Perhaps i'll give up on the idea of using AA batteries.

John

dc42


okay so heres what ive got -

Rc <= (750 x 0.21 x 12^2) / 4^2
    <= 1417.5 Ohms (so I will use a 1k)

Cout is the greater of these two equations

Cout >= (0.19 x 220 x 1000 x 0.21) / (4 x 12)
       >= 182.875

Cout >= (4 x 1000 x (4 + (3.74x10^5 x 220))) / (487800 x 12^3)
       >= 380.45

Therefore Cout is more than 380.45 so I can use a 1000uF cap?

Cc >= (58.5 x 12^2 x 1000) / (1000 x 4)
    >= 33.696 (??? not sure what this means?)

John


I make it:

Cc >= (58.5 * 12^2 * 1000e-6) / (1000^2 * 4) = 2.106 * 1e-6 ~= 2.2 uF
Formal verification of safety-critical software, software development, and electronic design and prototyping. See http://www.eschertech.com. Please do not ask for unpaid help via PM, use the forum.

idiotjohn

Don't worry!

Sorry for wasting your time, ill just use a 12v solar panel and a small lead acid battery.

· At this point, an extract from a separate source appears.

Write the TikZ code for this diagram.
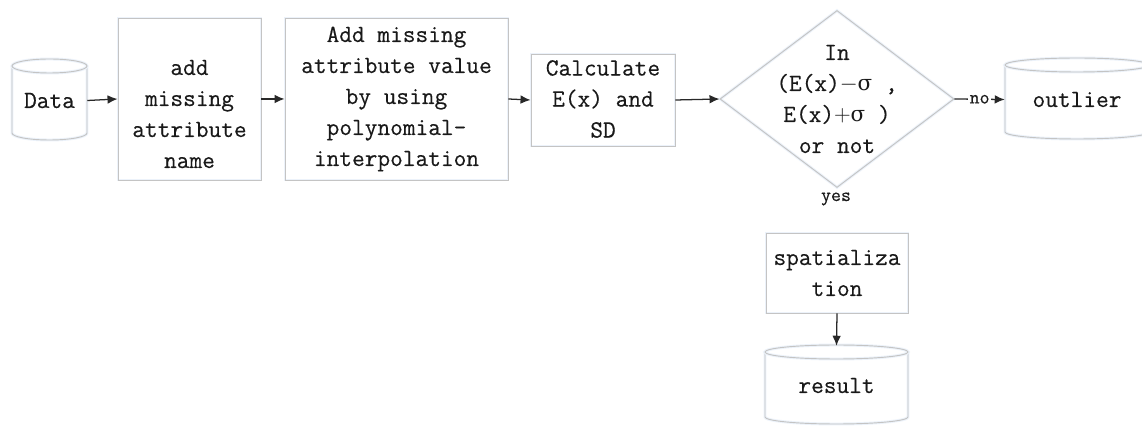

Fortunately I found a reasonably small solar panel, so yeah.

Thanks for helping me! Ive learned a lot anyway :)

John

dc42

That's a shame, I was looking forward to hearing that you'd got the step-up regulator working! But using a 12v battery is certainly a simpler solution, unless you also have a large current draw from ~5v.

Good luck!
Formal verification of safety-critical software, software development, and electronic design and prototyping. See http://www.eschertech.com. Please do not ask for unpaid help via PM, use the forum.

parmares


michinyon

The digital output of the arduino is not going to provide enough current to drive this,

If you have a very robust 5V supply available,  you could probably use this device to create 24 volts.   You could then use a relay to switch the 24V to the valve.   You can get suitable relay modules where the input can be driven by an Arduino output.

You would need to check what the operating current of the valve is,  to make sure you can provide enough current to drive it.